Mar 7, 2018

A Health Care Directive


Recently, I reviewed our wills that we had written years ago. Our kids have moved out and we are fifteen years older than when we wrote them. Our wills also include health care directives. I was intrigued rereading what I wrote so long ago. I stand by it still and here I share with you its key elements (with a few insignificant edits). I suggest you have one done and file it with your primary health care facility.

“Whenever I am unable to decide or speak for myself, my health care agent has the power to make any and all health care decisions for me, including the power to give, refuse or withdraw consent to any care, treatment, service or procedures, including deciding whether to stop or not start health care that is keeping me or might keep me alive.

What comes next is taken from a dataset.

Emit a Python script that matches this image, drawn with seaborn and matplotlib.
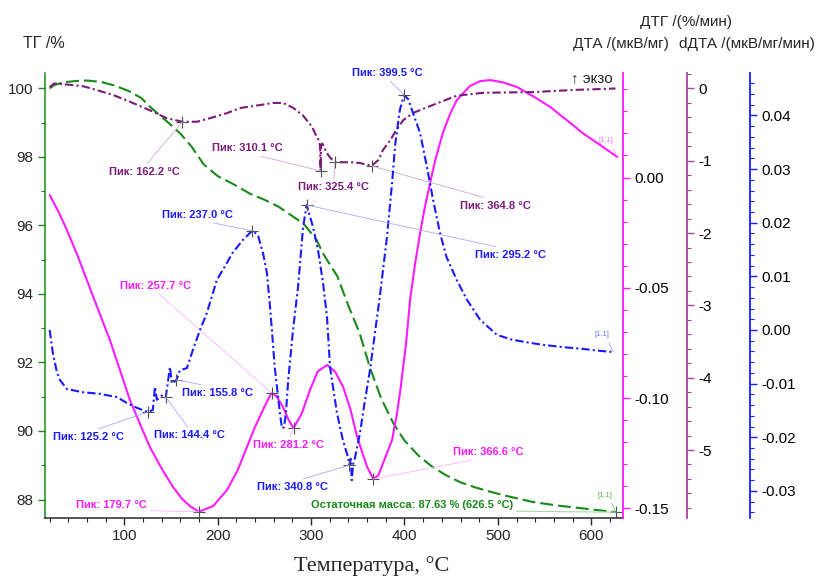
import matplotlib
matplotlib.use('Agg')
import matplotlib.pyplot as plt
import seaborn as sns
from matplotlib.ticker import MultipleLocator, FormatStrFormatter

sns.set_style('ticks')
plt.rcParams['font.family'] = ['Liberation Sans', 'DejaVu Sans']
plt.rcParams['axes.unicode_minus'] = False
plt.rcParams['axes.linewidth'] = 1.1

# --- TG, % ---
tg_temp = [20, 25, 35, 50, 60, 75, 90, 105, 118, 130, 145, 160, 172, 185, 200, 217, 235, 250,
           265, 280, 292, 300, 306, 312, 318, 328, 340, 352, 363, 375, 388, 400, 415, 430, 445,
           460, 475, 490, 510, 537, 565, 591, 610, 626.5]
tg_mass = [100.00, 100.10, 100.18, 100.22, 100.23, 100.19, 100.08, 99.92, 99.72, 99.40, 99.05,
           98.68, 98.30, 97.78, 97.44, 97.20, 96.92, 96.75, 96.55, 96.27, 96.05, 95.78, 95.57,
           95.22, 94.95, 94.52, 93.65, 92.85, 91.85, 90.95, 90.23, 89.72, 89.28, 88.95, 88.70,
           88.50, 88.36, 88.24, 88.10, 87.93, 87.82, 87.74, 87.68, 87.63]

# --- DTG, %/min ---
dtg_temp = [20, 25, 42, 56, 70, 88, 109, 127, 145, 162.2, 178, 192, 210, 224, 245, 259, 270,
            281, 291, 301, 306, 308.5, 309.6, 310.1, 310.6, 312, 316.7, 320, 325.4, 335, 342,
            352, 364.8, 372, 377, 385, 390, 398.5, 409, 424, 438, 456, 470, 484, 510, 538, 560,
            581, 605, 626]
dtg_vals = [0.02, 0.07, 0.05, 0.03, -0.02, -0.09, -0.20, -0.30, -0.41, -0.46, -0.46, -0.41,
            -0.34, -0.27, -0.23, -0.20, -0.20, -0.27, -0.37, -0.53, -0.67, -0.72, -0.80, -1.14,
            -0.80, -0.76, -0.89, -0.95, -1.02, -1.02, -1.02, -1.03, -1.07, -0.99, -0.85, -0.71,
            -0.60, -0.44, -0.34, -0.26, -0.19, -0.10, -0.08, -0.06, -0.055, -0.05, -0.035,
            -0.02, -0.01, 0.0]

# --- DTA, uV/mg ---
dta_temp = [20, 30, 38.4, 50, 59.8, 72, 84.5, 95, 105.9, 117, 127.3, 140, 152, 162, 170.2,
            179.7, 195, 209.9, 221, 231.3, 240, 248.4, 254, 257.7, 263, 269.9, 276, 281.2, 290,
            298.8, 307, 317, 325.7, 334.3, 342, 349.3, 355, 360, 366.6, 372, 377.2, 386.7, 392,
            396, 401.7, 406, 411, 416.7, 422, 427.4, 433, 441, 449, 456, 470, 481, 491.7, 505,
            520.7, 538, 556, 573, 591, 610, 628]
dta_vals = [-0.0079, -0.0160, -0.0238, -0.0355, -0.0465, -0.0600, -0.0737, -0.0870, -0.1009,
            -0.1120, -0.1222, -0.1320, -0.1403, -0.1458, -0.1490, -0.1516, -0.1490, -0.1417,
            -0.1330, -0.1222, -0.1130, -0.1054, -0.1005, -0.0977, -0.0992, -0.1041, -0.1100,
            -0.1136, -0.1070, -0.0963, -0.0880, -0.0850, -0.0880, -0.0950, -0.1050, -0.1176,
            -0.1250, -0.1312, -0.1367, -0.1350, -0.1294, -0.1190, -0.1068, -0.0950, -0.0750,
            -0.0555, -0.0400, -0.0252, -0.0130, -0.0025, 0.0080, 0.0201, 0.0290, 0.0351,
            0.0415, 0.0437, 0.0442, 0.0432, 0.0410, 0.0368, 0.0320, 0.0263, 0.0201, 0.0146,
            0.0093]

# --- dDTA, uV/mg/min ---
dd_temp = [20, 23.4, 27.7, 30.9, 38.4, 55.5, 73.7, 92, 102.7, 113.4, 125.2, 130.5, 132.7,
           134.8, 141, 144.4, 148.8, 150.9, 155.8, 159.5, 167, 173.4, 181, 188.4, 199, 209.8,
           216, 227, 237.0, 243, 248.4, 252.7, 256, 258, 261, 264, 266.6, 268.7, 271, 273,
           275.5, 280.6, 286, 291.4, 295.2, 302, 307.4, 312.8, 317, 320.3, 327.7, 334, 339.5,
           340.8, 342.5, 343.5, 345, 347, 352.3, 357.8, 363, 368, 373.4, 381, 386.7, 390, 395,
           399.5, 404, 409, 416.7, 424, 430.7, 438, 445, 456, 467, 481, 499, 515, 534.6, 550,
           570, 590, 610, 623.6]
dd_vals = [0.0, -0.0043, -0.0078, -0.0093, -0.0110, -0.0116, -0.0119, -0.0125, -0.0136,
           -0.0145, -0.0153, -0.0149, -0.0106, -0.0130, -0.0121, -0.0125, -0.0069, -0.0100,
           -0.0093, -0.0075, -0.0071, -0.0037, 0.0, 0.0032, 0.0093, 0.0125, 0.0144, 0.0168,
           0.0185, 0.0177, 0.0144, 0.0106, 0.0043, 0.0, -0.0069, -0.0115, -0.0155, -0.0183,
           -0.0181, -0.0155, -0.0093, 0.0, 0.0080, 0.0192, 0.0233, 0.0192, 0.0149, 0.0087,
           0.0024, -0.0070, -0.0155, -0.0205, -0.0237, -0.0252, -0.0240, -0.0280, -0.0250,
           -0.0238, -0.0192, -0.0130, -0.0075, -0.0010, 0.0060, 0.0170, 0.0274, 0.0345, 0.0410,
           0.0438, 0.0430, 0.0405, 0.0367, 0.0304, 0.0242, 0.0181, 0.0136, 0.0093, 0.0056,
           0.0019, -0.0009, -0.0018, -0.0024, -0.0028, -0.0032, -0.0035, -0.0039, -0.0041]

# peaks
dtg_peak_t = [162.2, 310.1, 325.4, 364.8]
dtg_peak_v = [-0.46, -1.14, -1.02, -1.07]
dd_peak_t = [125.2, 144.4, 155.8, 237.0, 295.2, 340.8, 399.5]
dd_peak_v = [-0.0153, -0.0125, -0.0093, 0.0185, 0.0233, -0.0252, 0.0438]
dta_peak_t = [179.7, 257.7, 281.2, 366.6]
dta_peak_v = [-0.1516, -0.0977, -0.1136, -0.1367]
residual_t = 626.5
residual_mass = 87.63

# label offsets in pixels (text centre relative to the peak mark)
dtg_offsets = [(-38, -50), (-73, 23), (-1, -25), (124, -40)]
dd_offsets = [(-59, -25), (24, -38), (41, -13), (-55, 16), (204, -50), (-57, -22), (-17, 22)]
dta_offsets = [(-87, 7), (-116, 107), (-5, -17), (115, 27)]

GREEN = '#178a17'
PURPLE = '#7b1a7b'
PURPLE_AX = '#a444a4'
MAGENTA = '#ff1aff'
BLUE = '#1a1aff'

fig = plt.figure(figsize=(8.16, 5.78), dpi=100)
ax = fig.add_axes([45 / 816, 60 / 578, 578 / 816, 445 / 578])
ax_dta = ax.twinx()
ax_dtg = ax.twinx()
ax_dd = ax.twinx()
ax_dtg.spines['right'].set_position(('axes', 1 + 64 / 578))
ax_dd.spines['right'].set_position(('axes', 1 + 127 / 578))

sns.lineplot(x=tg_temp, y=tg_mass, ax=ax, color=GREEN, lw=1.5,
             linestyle=(0, (6.2, 2.4)), estimator=None, sort=False)
sns.lineplot(x=dtg_temp, y=dtg_vals, ax=ax_dtg, color=PURPLE, lw=1.5,
             linestyle=(0, (4, 1.5, 1, 1.5)), estimator=None, sort=False)
sns.lineplot(x=dd_temp, y=dd_vals, ax=ax_dd, color=BLUE, lw=1.5,
             linestyle=(0, (4, 1.5, 1, 1.5)), estimator=None, sort=False)
sns.lineplot(x=dta_temp, y=dta_vals, ax=ax_dta, color=MAGENTA, lw=1.5,
             estimator=None, sort=False)

ax.set_xlim(15, 634)
ax.set_ylim(87.46, 100.45)
ax_dta.set_ylim(-0.1544, 0.0474)
ax_dtg.set_ylim(-5.94, 0.214)
ax_dd.set_ylim(-0.03504, 0.0479)

ax.xaxis.set_major_locator(MultipleLocator(100))
ax.xaxis.set_minor_locator(MultipleLocator(20))
ax.yaxis.set_major_locator(MultipleLocator(2))
ax.yaxis.set_minor_locator(MultipleLocator(1))
ax_dta.yaxis.set_major_locator(MultipleLocator(0.05))
ax_dta.yaxis.set_minor_locator(MultipleLocator(0.01))
ax_dta.yaxis.set_major_formatter(FormatStrFormatter('%.2f'))
ax_dtg.yaxis.set_major_locator(MultipleLocator(1))
ax_dtg.yaxis.set_minor_locator(MultipleLocator(0.2))
ax_dtg.yaxis.set_major_formatter(FormatStrFormatter('%d'))
ax_dd.yaxis.set_major_locator(MultipleLocator(0.01))
ax_dd.yaxis.set_minor_locator(MultipleLocator(0.002))
ax_dd.yaxis.set_major_formatter(FormatStrFormatter('%.2f'))

for a in (ax, ax_dta, ax_dtg, ax_dd):
    a.set_xlabel('')
    a.set_ylabel('')

ax.spines['top'].set_visible(False)
ax.spines['right'].set_visible(False)
ax.spines['left'].set_color(GREEN)
ax.tick_params(axis='x', which='major', length=5, width=1, labelsize=11, pad=3)
ax.tick_params(axis='x', which='minor', length=3, width=0.8)
ax.tick_params(axis='y', which='major', length=5, width=1, color=GREEN, labelsize=11)
ax.tick_params(axis='y', which='minor', length=3, width=0.8, color=GREEN)

for a, col in ((ax_dta, MAGENTA), (ax_dtg, PURPLE_AX), (ax_dd, BLUE)):
    for s in ('left', 'top', 'bottom'):
        a.spines[s].set_visible(False)
    a.spines['right'].set_color(col)
    a.spines['right'].set_linewidth(1.3)
    a.tick_params(axis='y', which='major', length=5, width=1, color=col,
                  labelcolor='black', labelsize=11)
    a.tick_params(axis='y', which='minor', length=3, width=0.8, color=col)


def mark_peaks(axis, temps, vals, offsets, color, line_color):
    for t, v, (dx, dy) in zip(temps, vals, offsets):
        rel = (0.5, 0) if dy > 0 else (0.5, 1)
        axis.annotate(f'Пик: {t:.1f} °C', xy=(t, v), xytext=(dx, dy),
                      textcoords='offset pixels', ha='center', va='center',
                      fontsize=8, fontweight='bold', color=color,
                      arrowprops=dict(arrowstyle='-', color=line_color, lw=0.6,
                                      shrinkA=0, shrinkB=0, relpos=rel))
    axis.plot(temps, vals, '+', color='#505050', ms=8, mew=0.8)


mark_peaks(ax_dtg, dtg_peak_t, dtg_peak_v, dtg_offsets, PURPLE, '#d2a8d2')
mark_peaks(ax_dd, dd_peak_t, dd_peak_v, dd_offsets, BLUE, '#a8a8ff')
mark_peaks(ax_dta, dta_peak_t, dta_peak_v, dta_offsets, MAGENTA, '#ffb0ff')

ax.annotate(f'Остаточная масса: {residual_mass:.2f} % ({residual_t:.1f} °C)',
            xy=(residual_t, residual_mass), xytext=(-204, 7), textcoords='offset pixels',
            ha='center', va='center', fontsize=8, fontweight='bold', color=GREEN,
            arrowprops=dict(arrowstyle='-', color='#a8d8a8', lw=0.8, shrinkA=0, shrinkB=0,
                            relpos=(0.5, 0)))
ax.plot([residual_t], [residual_mass], '+', color='#505050', ms=8, mew=0.8)

# small [1.1] tags at the curve ends
for a, t, v, col in ((ax_dta, dta_temp[-1], dta_vals[-1], '#ff70ff'),
                     (ax_dd, dd_temp[-1], dd_vals[-1], '#7070ff'),
                     (ax, residual_t, residual_mass, '#60b060')):
    a.annotate('[1.1]', xy=(t, v), xytext=(-11, 17), textcoords='offset pixels',
               ha='center', va='center', fontsize=5.5, color=col,
               arrowprops=dict(arrowstyle='-', color=col, lw=0.4, shrinkA=1, shrinkB=0,
                               relpos=(0.8, 0)))

fig.text(44 / 816, 1 - 43 / 578, 'ТГ /%', fontsize=11.5, ha='center', va='center')
fig.text(686 / 816, 1 - 22 / 578, 'ДТГ /(%/мин)', fontsize=11, ha='center', va='center')
fig.text(621 / 816, 1 - 44 / 578, 'ДТА /(мкВ/мг)', fontsize=11, ha='center', va='center')
fig.text(747 / 816, 1 - 44 / 578, 'dДТА /(мкВ/мг/мин)', fontsize=11, ha='center', va='center')
fig.text(592 / 816, 1 - 78 / 578, '↑ экзо', fontsize=11, ha='center', va='center')
fig.text(372 / 816, 1 - 566 / 578, 'Температура, °C', family='Liberation Serif',
         fontsize=16, ha='center', va='center')

fig.savefig('out.png', dpi=100)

“Ultimately, I am interested in my life continuing provided there is a reasonable probability that I will eventually return to leading a somewhat normal and productive life. But I am not interested in expensive or painful procedures that have little probability of returning me to a degree of normalcy. I am also concerned the impact my living or dying has on my wife and my children, and what their wishes may be. The critical point is that I do not want money and energy spent to keep me merely alive. I have loved my life but I have little fear of dying. I am primarily afraid of physical and emotional pain, and I do not want my last act on earth to be spending mine or my wife’s or anyone else’s money to keep me alive only for the sake of being alive. I especially do not want to be a burden to my family, financially, emotionally or otherwise.

“I have little tolerance for pain and do not want it, whether physical or emotional. An example of emotional pain would include consciousness but inability to communicate or move. Another would be living permanently in a group facility such as a nursing home.

“I do not believe that allowing death by omission is wrong. You are free to let me die or even help me die if that is appropriate.

“My life would no longer be worth living if I were an emotional or financial drain on my wife, children or society; if I could not live a reasonably productive life; if I could not basically take care of myself; if I were to spend the remainder of my life in a nursing facility; or if I were unconscious with little expectation of returning to a somewhat productive life.

“Standard medical treatments may be used to try to improve my medical condition or to prolong my life but they should be stopped if they do not help.

“If I had a reasonable chance of recovery where I return to being a somewhat normal and productive person, I would want reasonable efforts made to recover me. But if recovery means, for example, permanent blindness, loss of arms, permanent pain and other major disabilities, I do not want efforts made to prolong my life.

“If I were dying, I would want all efforts made to minimize pain and no efforts made to prolong my life. If I were permanently unconscious or otherwise completely dependent on others for my care, I would want to die as soon as possible.”

“I would like to die at home. I remember when our dog, Sam, was dying. Rather than putting him alone into a sterile medical facility full of tubes in an effort to extend his life a few days or weeks or months, he laid in the family room with us until he couldn’t eat or drink. Then we brought him to the vet where he was euthanized while my wife held him. I only wish that you treat me as well as she treated Sam.”